The widening income gap undermining America's democracy is quickly threatening the moral integrity of this country, said former Secretary of Labor Robert Reich.

The widening income gap undermining America's democracy is quickly worsening and threatening the moral integrity of this country, former Secretary of Labor Robert Reich said Thursday.

But there isn't one specific factor to close the gap. Education, structural infrastructure investments, tax reform, and capital markets all contribute to the problem, Reich said.

"These structural problems are endemic around the world, but it doesn't mean we've got to throw up our hands and say, 'We can't do anything about them,' " he said on Morning Joe. "If we don't actually get to work dealing with these really savage inequalities, we are going to have an economy that's not working."

Infant mortality rates are worse in the United States than in other industrialized countries, and Americans' median wage decreases instead of increases.

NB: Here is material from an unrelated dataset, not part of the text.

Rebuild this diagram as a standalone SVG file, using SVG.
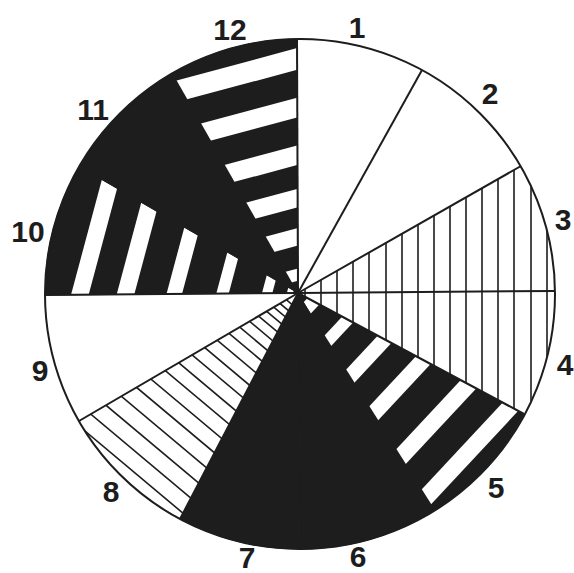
<svg xmlns="http://www.w3.org/2000/svg" width="574" height="573" viewBox="0 0 574 573">
<style>
.blk{fill:#1d1d1d;stroke:#1d1d1d;stroke-width:1}
.wht{fill:#ffffff}
.hatch line{stroke:#1d1d1d;stroke-width:1.6}
.bar{fill:#ffffff}
.div{stroke:#1d1d1d;stroke-width:2;fill:none}
.lbl{font-family:"Liberation Sans",Arial,sans-serif;font-weight:bold;font-size:30px;fill:#1d1d1d;text-anchor:middle}
</style>
<defs>
<clipPath id="c3"><path d="M298,293 L521,166 A255,255 0 0 1 555,291 Z"/></clipPath>
<clipPath id="c4"><path d="M298,293 L555,291 A255,255 0 0 1 524,414 Z"/></clipPath>
<clipPath id="c5"><path d="M298,293 L524,414 A255,255 0 0 1 435.1,510.3 Z"/></clipPath>
<clipPath id="c8"><path d="M298,293 L180,519 A255,255 0 0 1 79,421 Z"/></clipPath>
<clipPath id="c10"><path d="M298,293 L45,295 A255,255 0 0 1 79.2,166.5 Z"/></clipPath>
<clipPath id="c12"><path d="M298,293 L172.5,73.2 A255,255 0 0 1 297,39 Z"/></clipPath>
</defs>
<rect width="574" height="573" fill="#ffffff"/>

<g id="sector-1"><path class="wht" d="M298,293 L297,39 A255,255 0 0 1 422,70 Z"/></g>
<g id="sector-2"><path class="wht" d="M298,293 L422,70 A255,255 0 0 1 521,166 Z"/></g>
<g id="sector-3">
<path class="wht" d="M298,293 L521,166 A255,255 0 0 1 555,291 Z"/>
<g class="hatch" clip-path="url(#c3)">
<line x1="305" y1="0" x2="305" y2="573"/><line x1="321" y1="0" x2="321" y2="573"/><line x1="337" y1="0" x2="337" y2="573"/><line x1="353" y1="0" x2="353" y2="573"/><line x1="369" y1="0" x2="369" y2="573"/><line x1="386" y1="0" x2="386" y2="573"/><line x1="402" y1="0" x2="402" y2="573"/><line x1="418" y1="0" x2="418" y2="573"/><line x1="434" y1="0" x2="434" y2="573"/><line x1="450" y1="0" x2="450" y2="573"/><line x1="466" y1="0" x2="466" y2="573"/><line x1="482" y1="0" x2="482" y2="573"/><line x1="498" y1="0" x2="498" y2="573"/><line x1="514" y1="0" x2="514" y2="573"/><line x1="531" y1="0" x2="531" y2="573"/><line x1="547" y1="0" x2="547" y2="573"/>
</g>
</g>
<g id="sector-4">
<path class="wht" d="M298,293 L555,291 A255,255 0 0 1 524,414 Z"/>
<g class="hatch" clip-path="url(#c4)">
<line x1="305" y1="0" x2="305" y2="573"/><line x1="321" y1="0" x2="321" y2="573"/><line x1="337" y1="0" x2="337" y2="573"/><line x1="353" y1="0" x2="353" y2="573"/><line x1="369" y1="0" x2="369" y2="573"/><line x1="386" y1="0" x2="386" y2="573"/><line x1="402" y1="0" x2="402" y2="573"/><line x1="418" y1="0" x2="418" y2="573"/><line x1="434" y1="0" x2="434" y2="573"/><line x1="450" y1="0" x2="450" y2="573"/><line x1="466" y1="0" x2="466" y2="573"/><line x1="482" y1="0" x2="482" y2="573"/><line x1="498" y1="0" x2="498" y2="573"/><line x1="514" y1="0" x2="514" y2="573"/><line x1="531" y1="0" x2="531" y2="573"/><line x1="547" y1="0" x2="547" y2="573"/>
</g>
</g>
<g id="sector-5">
<path class="blk" d="M298,293 L524,414 A255,255 0 0 1 427.5,514.8 Z"/>
<g clip-path="url(#c5)"><g transform="translate(299,294) rotate(133)">
<rect class="bar" x="-300" y="-240" width="600" height="17"/>
<rect class="bar" x="-300" y="-194" width="600" height="17"/>
<rect class="bar" x="-300" y="-144" width="600" height="16"/>
<rect class="bar" x="-300" y="-101" width="600" height="15"/>
<rect class="bar" x="-300" y="-59" width="600" height="12"/>
<rect class="bar" x="-300" y="-22" width="600" height="13"/>
</g></g>
</g>
<g id="sector-6"><path class="blk" d="M298,293 L427.5,514.8 A255,255 0 0 1 300,549 Z"/></g>
<g id="sector-7"><path class="blk" d="M298,293 L300,549 A255,255 0 0 1 180,519 Z"/></g>
<g id="sector-8">
<path class="wht" d="M298,293 L180,519 A255,255 0 0 1 79,421 Z"/>
<g class="hatch" clip-path="url(#c8)"><g transform="translate(298,293) rotate(40)">
<line x1="-400" y1="256.3" x2="400" y2="256.3"/><line x1="-400" y1="242.6" x2="400" y2="242.6"/><line x1="-400" y1="226" x2="400" y2="226"/><line x1="-400" y1="209.4" x2="400" y2="209.4"/><line x1="-400" y1="192.7" x2="400" y2="192.7"/><line x1="-400" y1="176.1" x2="400" y2="176.1"/><line x1="-400" y1="160.5" x2="400" y2="160.5"/><line x1="-400" y1="144.8" x2="400" y2="144.8"/><line x1="-400" y1="130.1" x2="400" y2="130.1"/><line x1="-400" y1="115.5" x2="400" y2="115.5"/><line x1="-400" y1="101.8" x2="400" y2="101.8"/><line x1="-400" y1="88.1" x2="400" y2="88.1"/><line x1="-400" y1="75.3" x2="400" y2="75.3"/><line x1="-400" y1="63.6" x2="400" y2="63.6"/><line x1="-400" y1="52.8" x2="400" y2="52.8"/><line x1="-400" y1="43" x2="400" y2="43"/><line x1="-400" y1="34.2" x2="400" y2="34.2"/><line x1="-400" y1="26.4" x2="400" y2="26.4"/><line x1="-400" y1="19.6" x2="400" y2="19.6"/><line x1="-400" y1="12.7" x2="400" y2="12.7"/>
</g></g>
</g>
<g id="sector-9"><path class="wht" d="M298,293 L79,421 A255,255 0 0 1 45,295 Z"/></g>
<g id="sector-10">
<path class="blk" d="M298,293 L45,295 A255,255 0 0 1 79.2,166.5 Z"/>
<g clip-path="url(#c10)"><g transform="translate(299,294) rotate(-75)">
<rect class="bar" x="-300" y="-220" width="600" height="17"/>
<rect class="bar" x="-300" y="-176" width="600" height="17"/>
<rect class="bar" x="-300" y="-128" width="600" height="15"/>
<rect class="bar" x="-300" y="-80" width="600" height="12"/>
<rect class="bar" x="-300" y="-36" width="600" height="10"/>
<rect class="bar" x="-300" y="-12" width="600" height="6"/>
</g></g>
</g>
<g id="sector-11"><path class="blk" d="M298,293 L79.2,166.5 A255,255 0 0 1 172.5,73.2 Z"/></g>
<g id="sector-12">
<path class="blk" d="M298,293 L172.5,73.2 A255,255 0 0 1 297,39 Z"/>
<g clip-path="url(#c12)"><g transform="translate(299,294) rotate(-15)">
<rect class="bar" x="-300" y="-238" width="600" height="21"/>
<rect class="bar" x="-300" y="-190" width="600" height="19"/>
<rect class="bar" x="-300" y="-144" width="600" height="19"/>
<rect class="bar" x="-300" y="-102" width="600" height="18"/>
<rect class="bar" x="-300" y="-64" width="600" height="17"/>
<rect class="bar" x="-300" y="-25" width="600" height="12"/>
</g></g>
</g>

<g id="dividers" class="div">
<line x1="298" y1="293" x2="297" y2="39"/>
<line x1="298" y1="293" x2="422" y2="70"/>
<line x1="298" y1="293" x2="521" y2="166"/>
<line x1="298" y1="293" x2="555" y2="291"/>
<line x1="298" y1="293" x2="524" y2="414"/>
<line x1="298" y1="293" x2="180" y2="519"/>
<line x1="298" y1="293" x2="79" y2="421"/>
<line x1="298" y1="293" x2="45" y2="295"/>
<circle cx="300" cy="294" r="255"/>
</g>

<g id="labels">
<text class="lbl" x="357" y="38">1</text>
<text class="lbl" x="490" y="104">2</text>
<text class="lbl" x="563" y="230">3</text>
<text class="lbl" x="565" y="375">4</text>
<text class="lbl" x="496" y="498">5</text>
<text class="lbl" x="358" y="567">6</text>
<text class="lbl" x="247" y="568">7</text>
<text class="lbl" x="111" y="502">8</text>
<text class="lbl" x="40" y="381">9</text>
<text class="lbl" x="28" y="242">10</text>
<text class="lbl" x="93" y="120">11</text>
<text class="lbl" x="230" y="40">12</text>
</g>
</svg>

Reich, a noted economic expert, is featured in the new documentary, "Inequality for All." The film looks at the American economy through the lens of widening income inequality—currently at historic highs—and explores the gap's effects on the economy and democracy.

"When you're living in it day-to-day, it doesn't hit you with the same force as when you step back and see that this has been growing and widening for a very long time," Jacob Kornbluth, the movie's director, said on the show.

The federal minimum wage is currently $7.25 per hour. Reich has argued in the past for the wage to increase to $9 per hour. Strikes involving thousands of fast-food workers across seven cities launched earlier this week demanding a base wage of $15 per hour and the right to form a union.